Aim of the exercise: Reproduce every line of the material below, but drop the pictures.
══════════
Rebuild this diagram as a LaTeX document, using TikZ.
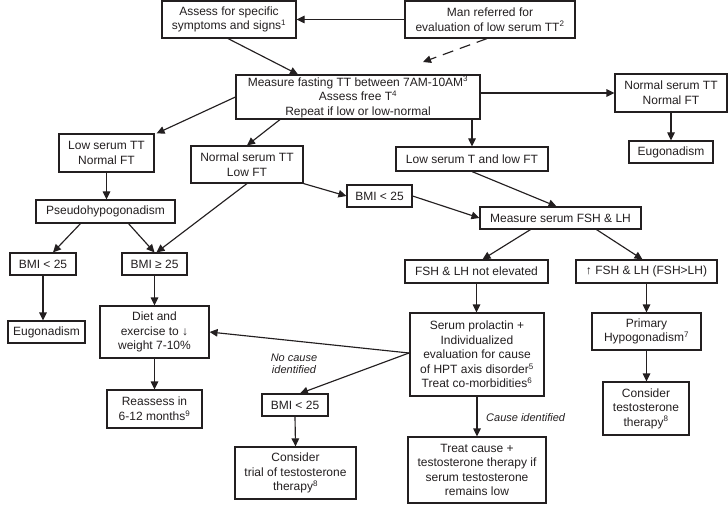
\documentclass[tikz,border=0pt]{standalone}
\usepackage{fontspec}
\setmainfont{Liberation Sans}
\usetikzlibrary{arrows.meta,calc}
\definecolor{ink}{RGB}{35,31,32}
\begin{document}
\begin{tikzpicture}[x=1pt,y=-1pt,
  box/.style={draw=ink,line width=1.15pt,fill=white,inner sep=0pt,align=center,text=ink,
    font=\fontsize{12pt}{14.6pt}\selectfont},
  arr/.style={draw=ink,line width=1.15pt,-{Triangle[length=8pt,width=7.5pt]}},
  lbl/.style={text=ink,font=\fontsize{11pt}{12.5pt}\selectfont\itshape,align=center,inner sep=0pt}]
\useasboundingbox (0,0) rectangle (728,505);
\newcommand\bx[6]{\node[box,minimum width=#4pt,minimum height=#5pt] (#1) at (#2,#3) {#6};}
\bx{assess}{229}{19.5}{134}{37}{Assess for specific\\symptoms and signs\textsuperscript{1}}
\bx{man}{490}{19.5}{170}{37}{Man referred for\\evaluation of low serum TT\textsuperscript{2}}
\bx{measure}{358}{97}{244}{44}{Measure fasting TT between 7AM-10AM\textsuperscript{3}\\Assess free T\textsuperscript{4}\\Repeat if low or low-normal}
\bx{nn}{671}{93}{112}{38}{Normal serum TT\\Normal FT}
\bx{eugA}{671}{152}{84}{22}{Eugonadism}
\bx{lowT}{472}{159}{152}{24}{Low serum T and low FT}
\bx{lowtt}{106.5}{153}{95}{38}{Low serum TT\\Normal FT}
\bx{nlow}{247}{164.5}{112}{37}{Normal serum TT\\Low FT}
\bx{bmiM}{379.5}{196}{65}{22}{BMI < 25}
\bx{pseudo}{105.5}{211.5}{139}{23}{Pseudohypogonadism}
\bx{fsh}{560.5}{218}{161}{22}{Measure serum FSH \& LH}
\bx{bmiL}{43}{264}{66}{22}{BMI < 25}
\bx{bmiG}{154.5}{264}{65}{22}{BMI ≥ 25}
\bx{notel}{476.5}{271.5}{143}{23}{FSH \& LH not elevated}
\bx{up}{646.5}{271.5}{141}{23}{↑ FSH \& LH (FSH>LH)}
\bx{eugB}{46.5}{332}{77}{22}{Eugonadism}
\bx{diet}{154.5}{332}{109}{52}{Diet and\\exercise to ↓\\weight 7-10\%}
\bx{reassess}{154.5}{409}{95}{38}{Reassess in\\6-12 months\textsuperscript{9}}
\bx{bmiB}{295}{405}{66}{22}{BMI < 25}
\bx{trial}{295.5}{473}{121}{52}{Consider\\trial of testosterone\\therapy\textsuperscript{8}}
\bx{sp}{477}{354.5}{134}{83}{Serum prolactin +\\Individualized\\evaluation for cause\\of HPT axis disorder\textsuperscript{5}\\Treat co-morbidities\textsuperscript{6}}
\bx{prim}{646.5}{331.5}{109}{37}{Primary\\Hypogonadism\textsuperscript{7}}
\bx{cons}{646}{408.5}{86}{53}{Consider\\testosterone\\therapy\textsuperscript{8}}
\bx{treat}{477}{470}{138}{66}{Treat cause +\\testosterone therapy if\\serum testosterone\\remains low}
\coordinate (dashend) at (423,62);
\coordinate (junc) at (409,353);
% connectors
\draw[arr] (man.west) -- (assess.east);
\draw[arr,dash pattern=on 11pt off 7pt] ([xshift=-3pt]man.south) -- (dashend);
\draw[arr] ([xshift=-1pt]assess.south) -- ([xshift=-60pt]measure.north);
\draw[arr] (measure.west) -- ([xshift=2pt]lowtt.north east);
\draw[arr] ([xshift=-78pt]measure.south) -- (nlow.north);
\draw[arr] (measure.south -| lowT.north) -- (lowT.north);
\draw[arr] (measure.east |- nn.west) -- (nn.west);
\draw[arr] (nn.south) -- (eugA.north);
\draw[arr] (lowtt.south) -- (lowtt.south |- pseudo.north);
\draw[arr] ([xshift=-25pt]pseudo.south) -- ([xshift=10pt]bmiL.north);
\draw[arr] ([xshift=23pt]pseudo.south) -- (bmiG.north);
\draw[arr] (nlow.south) -- ([xshift=2pt]bmiG.north);
\draw[arr] (nlow.south east) -- (bmiM.west);
\draw[arr] (lowT.south) -- ([xshift=-4pt]fsh.north);
\draw[arr] (bmiM.east) -- (fsh.west);
\draw[arr] ([xshift=-30pt]fsh.south) -- ([xshift=6pt]notel.north);
\draw[arr] ([xshift=36pt]fsh.south) -- ([xshift=-4pt]up.north);
\draw[arr] (bmiL.south) -- (bmiL.south |- eugB.north);
\draw[arr] (bmiG.south) -- (diet.north);
\draw[arr] (diet.south) -- (reassess.north);
\draw[arr] (notel.south) -- (notel.south |- sp.north);
\draw[arr] (up.south) -- (prim.north);
\draw[arr] (prim.south) -- (prim.south |- cons.north);
\draw[arr] (sp.south) -- (treat.north);
\draw[arr] (junc) -- (diet.east);
\draw[arr] (junc) -- ([xshift=5pt]bmiB.north);
\draw[arr] (bmiB.south) -- (trial.north);
% labels
\node[lbl] (nocause) at (294,364) {No cause\\identified};
\node[lbl,anchor=west] (causeid) at (486,418) {Cause identified};
\end{tikzpicture}
\end{document}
══════════
Expected answer:
Rebuild this diagram as a LaTeX document, using TikZ.
\documentclass[tikz,border=0pt]{standalone}
\usepackage{fontspec}
\setmainfont{Liberation Sans}
\usetikzlibrary{arrows.meta,calc}
\definecolor{ink}{RGB}{35,31,32}
\begin{document}
\begin{tikzpicture}[x=1pt,y=-1pt,
  box/.style={draw=ink,line width=1.15pt,fill=white,inner sep=0pt,align=center,text=ink,
    font=\fontsize{12pt}{14.6pt}\selectfont},
  arr/.style={draw=ink,line width=1.15pt,-{Triangle[length=8pt,width=7.5pt]}},
  lbl/.style={text=ink,font=\fontsize{11pt}{12.5pt}\selectfont\itshape,align=center,inner sep=0pt}]
\useasboundingbox (0,0) rectangle (728,505);
\newcommand\bx[6]{\node[box,minimum width=#4pt,minimum height=#5pt] (#1) at (#2,#3) {#6};}
\bx{assess}{229}{19.5}{134}{37}{Assess for specific\\symptoms and signs\textsuperscript{1}}
\bx{man}{490}{19.5}{170}{37}{Man referred for\\evaluation of low serum TT\textsuperscript{2}}
\bx{measure}{358}{97}{244}{44}{Measure fasting TT between 7AM-10AM\textsuperscript{3}\\Assess free T\textsuperscript{4}\\Repeat if low or low-normal}
\bx{nn}{671}{93}{112}{38}{Normal serum TT\\Normal FT}
\bx{eugA}{671}{152}{84}{22}{Eugonadism}
\bx{lowT}{472}{159}{152}{24}{Low serum T and low FT}
\bx{lowtt}{106.5}{153}{95}{38}{Low serum TT\\Normal FT}
\bx{nlow}{247}{164.5}{112}{37}{Normal serum TT\\Low FT}
\bx{bmiM}{379.5}{196}{65}{22}{BMI < 25}
\bx{pseudo}{105.5}{211.5}{139}{23}{Pseudohypogonadism}
\bx{fsh}{560.5}{218}{161}{22}{Measure serum FSH \& LH}
\bx{bmiL}{43}{264}{66}{22}{BMI < 25}
\bx{bmiG}{154.5}{264}{65}{22}{BMI ≥ 25}
\bx{notel}{476.5}{271.5}{143}{23}{FSH \& LH not elevated}
\bx{up}{646.5}{271.5}{141}{23}{↑ FSH \& LH (FSH>LH)}
\bx{eugB}{46.5}{332}{77}{22}{Eugonadism}
\bx{diet}{154.5}{332}{109}{52}{Diet and\\exercise to ↓\\weight 7-10\%}
\bx{reassess}{154.5}{409}{95}{38}{Reassess in\\6-12 months\textsuperscript{9}}
\bx{bmiB}{295}{405}{66}{22}{BMI < 25}
\bx{trial}{295.5}{473}{121}{52}{Consider\\trial of testosterone\\therapy\textsuperscript{8}}
\bx{sp}{477}{354.5}{134}{83}{Serum prolactin +\\Individualized\\evaluation for cause\\of HPT axis disorder\textsuperscript{5}\\Treat co-morbidities\textsuperscript{6}}
\bx{prim}{646.5}{331.5}{109}{37}{Primary\\Hypogonadism\textsuperscript{7}}
\bx{cons}{646}{408.5}{86}{53}{Consider\\testosterone\\therapy\textsuperscript{8}}
\bx{treat}{477}{470}{138}{66}{Treat cause +\\testosterone therapy if\\serum testosterone\\remains low}
\coordinate (dashend) at (423,62);
\coordinate (junc) at (409,353);
% connectors
\draw[arr] (man.west) -- (assess.east);
\draw[arr,dash pattern=on 11pt off 7pt] ([xshift=-3pt]man.south) -- (dashend);
\draw[arr] ([xshift=-1pt]assess.south) -- ([xshift=-60pt]measure.north);
\draw[arr] (measure.west) -- ([xshift=2pt]lowtt.north east);
\draw[arr] ([xshift=-78pt]measure.south) -- (nlow.north);
\draw[arr] (measure.south -| lowT.north) -- (lowT.north);
\draw[arr] (measure.east |- nn.west) -- (nn.west);
\draw[arr] (nn.south) -- (eugA.north);
\draw[arr] (lowtt.south) -- (lowtt.south |- pseudo.north);
\draw[arr] ([xshift=-25pt]pseudo.south) -- ([xshift=10pt]bmiL.north);
\draw[arr] ([xshift=23pt]pseudo.south) -- (bmiG.north);
\draw[arr] (nlow.south) -- ([xshift=2pt]bmiG.north);
\draw[arr] (nlow.south east) -- (bmiM.west);
\draw[arr] (lowT.south) -- ([xshift=-4pt]fsh.north);
\draw[arr] (bmiM.east) -- (fsh.west);
\draw[arr] ([xshift=-30pt]fsh.south) -- ([xshift=6pt]notel.north);
\draw[arr] ([xshift=36pt]fsh.south) -- ([xshift=-4pt]up.north);
\draw[arr] (bmiL.south) -- (bmiL.south |- eugB.north);
\draw[arr] (bmiG.south) -- (diet.north);
\draw[arr] (diet.south) -- (reassess.north);
\draw[arr] (notel.south) -- (notel.south |- sp.north);
\draw[arr] (up.south) -- (prim.north);
\draw[arr] (prim.south) -- (prim.south |- cons.north);
\draw[arr] (sp.south) -- (treat.north);
\draw[arr] (junc) -- (diet.east);
\draw[arr] (junc) -- ([xshift=5pt]bmiB.north);
\draw[arr] (bmiB.south) -- (trial.north);
% labels
\node[lbl] (nocause) at (294,364) {No cause\\identified};
\node[lbl,anchor=west] (causeid) at (486,418) {Cause identified};
\end{tikzpicture}
\end{document}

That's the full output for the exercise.